MEPs in the European Parliament adopted two separate reports on Thursday evening urging Serbia and Kosovo to be more efficient in investigating the remaining missing persons cases from the 1998-99 Kosovo war.

The report on Kosovo calls on the Pristina authorities to make “greater efforts in dealing with the requests of family members of missing persons” and asks for “the opening of all wartime archives”.

The resolution also calls on Serbia to “investigate the remains of three bodies so far exhumed during searches in a mass grave in Kizevak village”. The gravesite in Kizevak in southern Serbia was found in November 2020 and is believed to contain the remains of Kosovo Albanian war victims.

Over 1,600 people, mostly ethnic Albanians but also Serbs, remain missing from the Kosovo war.

The report on Serbia that was adopted by MEPs stresses the “importance of regional cooperation on war crimes and investigating cases of missing persons”.

It also urges Serbia to make more effort in “rejecting hate speech and the glorification of war criminals, and supporting domestic prosecutors in bringing perpetrators to justice”.

The report makes several mentions of hate speech and Srebrenica genocide denial in Serbia, and urges the country to tackle “falsification of the facts established by the ICTY [International Criminal Tribunal for the Former Yugoslavia]”.

The European Parliament’s report on Bosnia and Herzegovina has not been adopted yet, but its draft version urges the country to “expedite effective prosecution of war crimes under the revised National War Crimes Processing Strategy”.
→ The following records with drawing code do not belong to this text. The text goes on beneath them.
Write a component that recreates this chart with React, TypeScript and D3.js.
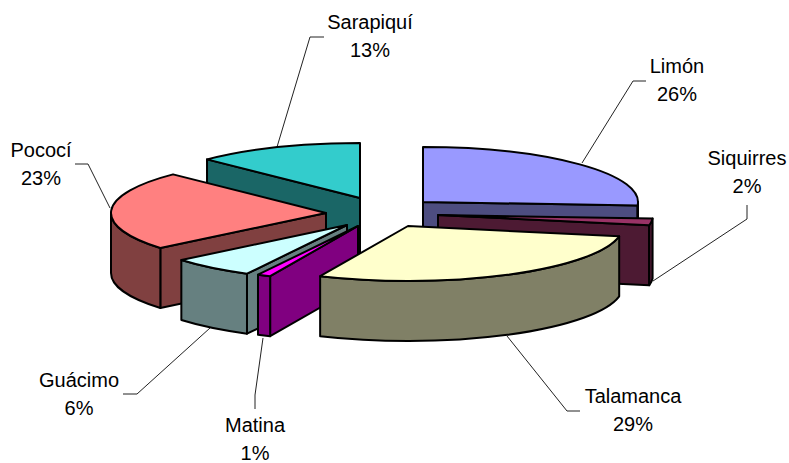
import React from "react";
import * as d3 from "d3";

const categories = ["Limón", "Siquirres", "Talamanca", "Matina", "Guácimo", "Pococí", "Sarapiquí"];
const shares = [26, 2, 28.7, 1, 6.3, 23.4, 12.6];
const topColors = ["#9999FF", "#993366", "#FFFFCC", "#FF00FF", "#CCFFFF", "#FF8080", "#33CCCC"];
const sideColors = ["#4D4D80", "#4D1A33", "#808066", "#800080", "#668080", "#804040", "#1A6666"];

// layout: apex of every exploded slice on screen
const apexX = [423, 438, 408, 358, 347, 326, 360];
const apexY = [202, 215, 226, 226, 225, 213, 198];
const drawOrder = [6, 0, 5, 1, 4, 3, 2];
const RX = 215;
const RY = 55;
const DEPTH = 60;

const labelX = [677, 747, 633, 255, 79, 41, 370];
const labelY = [73, 165, 403, 432, 387, 157, 29];
const leaders: [number, number][][] = [
  [[582, 163], [633, 81], [646, 81]],
  [[653, 281], [747, 219], [747, 205]],
  [[507, 336], [567, 411], [580, 411]],
  [[263, 338], [255, 395], [255, 409]],
  [[210, 328], [137, 394], [123, 394]],
  [[110, 208], [88, 164], [75, 164]],
  [[277, 147], [310, 37], [324, 37]],
];

const arcs = d3.pie<number>().sort(null).startAngle(0).endAngle(2 * Math.PI)(shares);
const px = d3.scaleLinear().domain([-1, 1]).range([-RX, RX]);
const py = d3.scaleLinear().domain([-1, 1]).range([RY, -RY]);
const line = d3.line();

function rim(i: number, a: number, dz = 0): [number, number] {
  return [apexX[i] + px(Math.sin(a)), apexY[i] + py(Math.cos(a)) + dz];
}
function pt(p: [number, number]) {
  return `${p[0].toFixed(2)} ${p[1].toFixed(2)}`;
}
function topPath(i: number, a0: number, a1: number) {
  return `M${apexX[i]} ${apexY[i]}L${pt(rim(i, a0))}A${RX} ${RY} 0 0 1 ${pt(rim(i, a1))}Z`;
}
function facePath(i: number, a: number) {
  const o: [number, number] = [apexX[i], apexY[i]];
  const e = rim(i, a);
  return line([o, e, [e[0], e[1] + DEPTH], [o[0], o[1] + DEPTH]]) + "Z";
}
function wallPath(i: number, a0: number, a1: number) {
  const s = Math.max(a0, Math.PI / 2);
  const t = Math.min(a1, (3 * Math.PI) / 2);
  if (t <= s) return null;
  return `M${pt(rim(i, s))}A${RX} ${RY} 0 0 1 ${pt(rim(i, t))}L${pt(rim(i, t, DEPTH))}A${RX} ${RY} 0 0 0 ${pt(rim(i, s, DEPTH))}Z`;
}

const SW = 2;

export default function App() {
  return (
    <svg
      width={789}
      height={463}
      viewBox="0 0 789 463"
      style={{ position: "fixed", left: 0, top: 0, background: "#fff" }}
    >
      {leaders.map((l, i) => (
        <path key={i} d={line(l) as string} fill="none" stroke="#222" strokeWidth={1} />
      ))}
      {drawOrder.map((i) => {
        const a0 = arcs[i].startAngle;
        const a1 = arcs[i].endAngle;
        const common = { stroke: "#000", strokeWidth: SW, strokeLinejoin: "round" as const };
        const wall = wallPath(i, a0, a1);
        return (
          <g key={i}>
            {Math.sin(a0) < -1e-6 && <path d={facePath(i, a0)} fill={sideColors[i]} {...common} />}
            {Math.sin(a1) > 1e-6 && <path d={facePath(i, a1)} fill={sideColors[i]} {...common} />}
            {wall && <path d={wall} fill={sideColors[i]} {...common} />}
            <path d={topPath(i, a0, a1)} fill={topColors[i]} {...common} />
          </g>
        );
      })}
      <g fontFamily="'Liberation Sans', Arial, sans-serif" fontSize={20} fill="#000" textAnchor="middle">
        {categories.map((c, i) => (
          <g key={c}>
            <text x={labelX[i]} y={labelY[i]}>{c}</text>
            <text x={labelX[i]} y={labelY[i] + 28}>{Math.round(shares[i])}%</text>
          </g>
        ))}
      </g>
    </svg>
  );
}
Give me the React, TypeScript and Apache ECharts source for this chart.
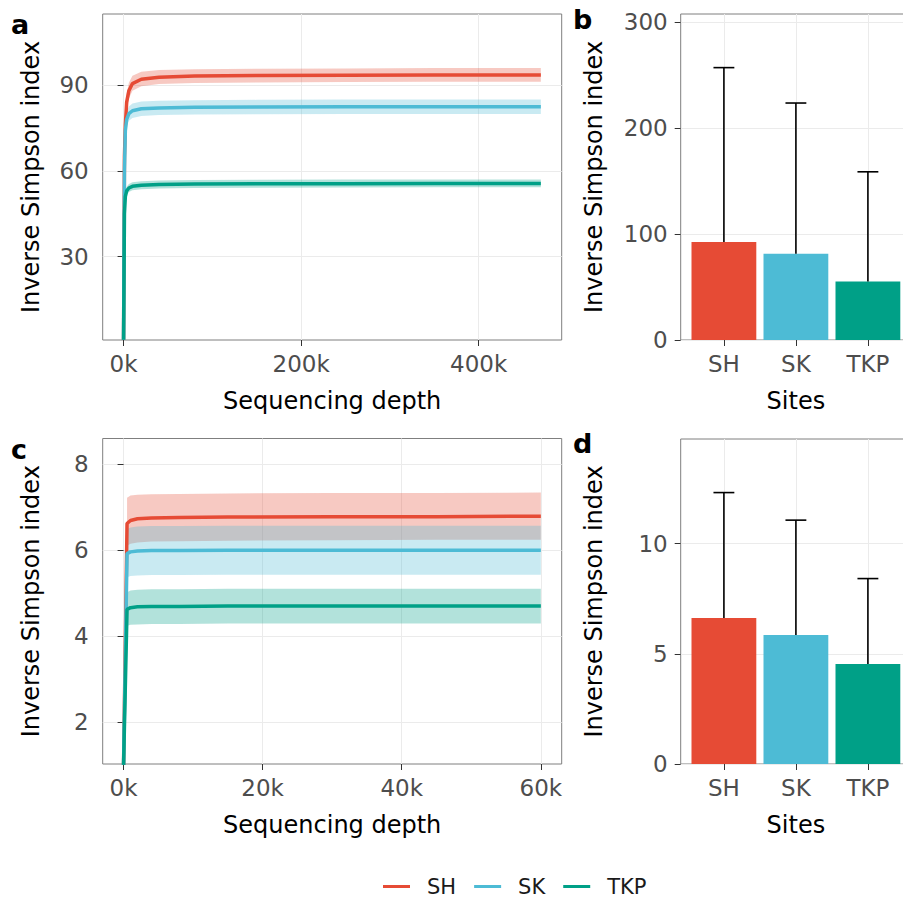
import React, { useEffect, useRef } from "react";
import * as echarts from "echarts";

// ---------- data ----------
const sites = ["SH", "SK", "TKP"];
const siteColors = ["#E64B35", "#4DBBD5", "#00A087"];
const bandFills = ["rgba(230,75,53,0.3)", "rgba(77,187,213,0.3)", "rgba(0,160,135,0.3)"];

// panel a: rarefaction, full depth
const depthA = [1, 1000, 2000, 3500, 6000, 10000, 20000, 40000, 80000, 150000, 250000, 350000, 470000];
const shA = [1, 65, 76, 84, 88, 90.5, 92.0, 92.7, 93.1, 93.3, 93.4, 93.5, 93.5];
const shALo = [null, 62, 73, 80.5, 85.3, 88.0, 89.6, 90.3, 90.7, 90.9, 91.0, 91.1, 91.1];
const shAHi = [null, 68, 79, 87.0, 90.8, 93.2, 94.6, 95.2, 95.5, 95.7, 95.8, 95.9, 95.9];
const skA = [1, 60, 74, 78, 80, 81.0, 81.7, 82.0, 82.2, 82.3, 82.4, 82.4, 82.4];
const skALo = [null, 57.5, 71.5, 75.5, 77.5, 78.5, 79.2, 79.5, 79.7, 79.8, 79.9, 79.9, 79.9];
const skAHi = [null, 62.5, 76.5, 80.5, 82.5, 83.5, 84.2, 84.5, 84.7, 84.8, 84.9, 84.9, 84.9];
const tkpA = [1, 45, 51, 53, 54.0, 54.6, 55.0, 55.2, 55.4, 55.5, 55.5, 55.6, 55.6];
const tkpALo = [null, 43.5, 49.6, 51.6, 52.6, 53.2, 53.6, 53.8, 54.0, 54.1, 54.2, 54.3, 54.3];
const tkpAHi = [null, 46.5, 52.4, 54.4, 55.4, 56.0, 56.4, 56.6, 56.8, 56.9, 57.0, 57.0, 57.0];

// panel c: rarefaction, rarefied depth
const depthC = [1, 500, 1000, 2000, 4000, 8000, 15000, 30000, 45000, 60000];
const shC = [1, 6.62, 6.69, 6.73, 6.75, 6.76, 6.77, 6.78, 6.78, 6.79];
const shCLo = [null, 6.10, 6.15, 6.18, 6.20, 6.21, 6.22, 6.23, 6.24, 6.24];
const shCHi = [null, 7.22, 7.27, 7.29, 7.30, 7.31, 7.32, 7.33, 7.33, 7.34];
const skC = [1, 5.92, 5.96, 5.98, 5.99, 5.99, 6.0, 6.0, 6.0, 6.0];
const skCLo = [null, 5.37, 5.40, 5.41, 5.42, 5.42, 5.43, 5.43, 5.43, 5.43];
const skCHi = [null, 6.49, 6.53, 6.55, 6.56, 6.56, 6.57, 6.57, 6.57, 6.57];
const tkpC = [1, 4.62, 4.66, 4.68, 4.69, 4.69, 4.70, 4.70, 4.70, 4.70];
const tkpCLo = [null, 4.24, 4.26, 4.27, 4.28, 4.28, 4.29, 4.29, 4.29, 4.29];
const tkpCHi = [null, 5.02, 5.06, 5.08, 5.09, 5.09, 5.10, 5.10, 5.10, 5.10];

// panels b and d: mean with upper error
const meanB = [92.4, 81.4, 55.2];
const upperB = [257, 223.6, 158.7];
const meanD = [6.62, 5.85, 4.53];
const upperD = [12.31, 11.06, 8.41];

// tick values
const xTicksA = [0, 200000, 400000];
const yTicksA = [30, 60, 90];
const xTicksC = [0, 20000, 40000, 60000];
const yTicksC = [2, 4, 6, 8];
const yTicksB = [0, 100, 200, 300];
const yTicksD = [0, 5, 10];
const siteTicks = [1, 2, 3];

// ---------- styling ----------
const FONT = "DejaVu Sans";
const TICK_FS = 23;
const TITLE_FS = 24;
const GRID_BORDER = "#7f7f7f";
const SPLIT = { show: true, lineStyle: { color: "#EBEBEB", width: 1 } };
const kFmt = (v: number) => `${v / 1000}k`;

function bandSeries(idx: number, depth: number[], lo: (number | null)[], hi: (number | null)[], fill: string) {
  const rows: number[][] = [];
  depth.forEach((d, i) => {
    if (lo[i] != null && hi[i] != null) rows.push([d, lo[i] as number, hi[i] as number]);
  });
  return {
    type: "custom",
    xAxisIndex: idx,
    yAxisIndex: idx,
    silent: true,
    clip: true,
    z: 1,
    encode: { x: 0, y: [1, 2] },
    data: rows,
    renderItem: (params: any, api: any) => {
      if (params.dataIndex !== 0) return null;
      const pts: number[][] = [];
      rows.forEach((r) => pts.push(api.coord([r[0], r[2]])));
      for (let i = rows.length - 1; i >= 0; i--) pts.push(api.coord([rows[i][0], rows[i][1]]));
      return { type: "polygon", shape: { points: pts }, style: { fill } };
    },
  };
}

function lineSeries(idx: number, name: string, depth: number[], vals: number[], color: string) {
  return {
    type: "line",
    name,
    xAxisIndex: idx,
    yAxisIndex: idx,
    data: depth.map((d, i) => [d, vals[i]]),
    showSymbol: false,
    symbol: "none",
    clip: true,
    z: 3,
    lineStyle: { width: 3.5, color },
    itemStyle: { color },
  };
}

function barSeries(idx: number, means: number[]) {
  return {
    type: "bar",
    name: "bars" + idx,
    xAxisIndex: idx,
    yAxisIndex: idx,
    barWidth: 64.8,
    z: 3,
    data: means.map((m, i) => ({ value: [i + 1, m], itemStyle: { color: siteColors[i] } })),
  };
}

function errSeries(idx: number, means: number[], uppers: number[]) {
  return {
    type: "custom",
    xAxisIndex: idx,
    yAxisIndex: idx,
    silent: true,
    z: 4,
    encode: { x: 0, y: [1, 2] },
    data: means.map((m, i) => [i + 1, m, uppers[i]]),
    renderItem: (params: any, api: any) => {
      const x = api.value(0);
      const pm = api.coord([x, api.value(1)]);
      const pu = api.coord([x, api.value(2)]);
      const half = api.size([0.29, 0])[0] / 2;
      const st = { stroke: "#000", lineWidth: 1.6 };
      return {
        type: "group",
        children: [
          { type: "line", shape: { x1: pm[0], y1: pm[1], x2: pu[0], y2: pu[1] }, style: st },
          { type: "line", shape: { x1: pu[0] - half, y1: pu[1], x2: pu[0] + half, y2: pu[1] }, style: st },
        ],
      };
    },
  };
}

const axisLabelBase = { color: "#4D4D4D", fontSize: TICK_FS, fontFamily: FONT };
const tickBase = { show: true, length: 6, lineStyle: { color: "#333333", width: 1 } };
const nameBase = { color: "#000", fontSize: TITLE_FS, fontFamily: FONT };

function xValueAxis(idx: number, min: number, max: number, ticks: number[], fmt: (v: number) => string, name: string) {
  return {
    type: "value",
    gridIndex: idx,
    min,
    max,
    name,
    nameLocation: "middle",
    nameGap: 49,
    nameTextStyle: nameBase,
    axisLine: { show: false },
    axisTick: { ...tickBase, customValues: ticks },
    axisLabel: { ...axisLabelBase, margin: 12, customValues: ticks, formatter: fmt },
    splitLine: SPLIT,
  };
}

function yValueAxis(idx: number, min: number, max: number, ticks: number[], gap: number, margin: number) {
  return {
    type: "value",
    gridIndex: idx,
    min,
    max,
    name: "Inverse Simpson index",
    nameLocation: "middle",
    nameGap: gap,
    nameTextStyle: nameBase,
    axisLine: { show: false },
    axisTick: { ...tickBase, customValues: ticks },
    axisLabel: { ...axisLabelBase, margin, customValues: ticks },
    splitLine: SPLIT,
  };
}

function buildOption() {
  const gridBase = { show: true, borderColor: GRID_BORDER, borderWidth: 1, backgroundColor: "transparent", containLabel: false };
  return {
    animation: false,
    textStyle: { fontFamily: FONT },
    grid: [
      { ...gridBase, left: 102.7, top: 14, width: 459, height: 326 },
      { ...gridBase, left: 680.7, top: 14, width: 230.4, height: 326 },
      { ...gridBase, left: 102.7, top: 438.5, width: 459, height: 325.5 },
      { ...gridBase, left: 680.7, top: 439, width: 230.4, height: 325 },
    ],
    xAxis: [
      xValueAxis(0, -23500, 493500, xTicksA, kFmt, "Sequencing depth"),
      xValueAxis(1, 0.4, 3.6, siteTicks, (v: number) => sites[v - 1], "Sites"),
      xValueAxis(2, -3000, 63000, xTicksC, kFmt, "Sequencing depth"),
      xValueAxis(3, 0.4, 3.6, siteTicks, (v: number) => sites[v - 1], "Sites"),
    ],
    yAxis: [
      yValueAxis(0, 0.9, 114.8, yTicksA, 60, 14),
      yValueAxis(1, 0, 307.6, yTicksB, 75, 13),
      yValueAxis(2, 1.02, 8.6, yTicksC, 60, 14),
      yValueAxis(3, 0, 14.74, yTicksD, 75, 13),
    ],
    legend: {
      data: sites,
      left: 383,
      top: 876,
      padding: 0,
      icon: "path://M0 0H27V3H0Z M39 3",
      itemWidth: 39,
      itemHeight: 3,
      itemGap: 18,
      textStyle: { fontSize: 21, color: "#1a1a1a", fontFamily: FONT },
    },
    graphic: [
      { type: "text", left: 11, top: 11, style: { text: "a", font: `bold 27px ${FONT}`, fill: "#000" } },
      { type: "text", left: 573, top: 6, style: { text: "b", font: `bold 27px ${FONT}`, fill: "#000" } },
      { type: "text", left: 11, top: 436, style: { text: "c", font: `bold 27px ${FONT}`, fill: "#000" } },
      { type: "text", left: 573, top: 430, style: { text: "d", font: `bold 27px ${FONT}`, fill: "#000" } },
    ],
    series: [
      bandSeries(0, depthA, shALo, shAHi, bandFills[0]),
      bandSeries(0, depthA, skALo, skAHi, bandFills[1]),
      bandSeries(0, depthA, tkpALo, tkpAHi, bandFills[2]),
      lineSeries(0, "SH", depthA, shA, siteColors[0]),
      lineSeries(0, "SK", depthA, skA, siteColors[1]),
      lineSeries(0, "TKP", depthA, tkpA, siteColors[2]),
      bandSeries(2, depthC, shCLo, shCHi, bandFills[0]),
      bandSeries(2, depthC, skCLo, skCHi, bandFills[1]),
      bandSeries(2, depthC, tkpCLo, tkpCHi, bandFills[2]),
      lineSeries(2, "SH", depthC, shC, siteColors[0]),
      lineSeries(2, "SK", depthC, skC, siteColors[1]),
      lineSeries(2, "TKP", depthC, tkpC, siteColors[2]),
      barSeries(1, meanB),
      errSeries(1, meanB, upperB),
      barSeries(3, meanD),
      errSeries(3, meanD, upperD),
    ],
  };
}

export default function App() {
  const ref = useRef<HTMLDivElement>(null);
  useEffect(() => {
    if (!ref.current) return;
    const chart = echarts.init(ref.current, null, { renderer: "svg" });
    chart.setOption(buildOption() as any);
    return () => chart.dispose();
  }, []);
  return (
    <div style={{ position: "fixed", left: 0, top: 0, width: 903, height: 900, overflow: "hidden", background: "#fff" }}>
      <div ref={ref} style={{ width: 920, height: 900 }} />
    </div>
  );
}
The draft report on Bosnia and Herzegovina also condemns “any kind of historical revisionism, secessionist rhetoric and related acts, denial or glorification of war crimes committed during the 1990s war”.

As well as reports on Serbia and Kosovo, the European Parliament also adopted a reports on North Macedonia on Thursday. All the reports on former Yugoslav countries urge political leaders to support the creation of RECOM, a commission to establish the facts about all the war crimes and other human rights violations committed in the region.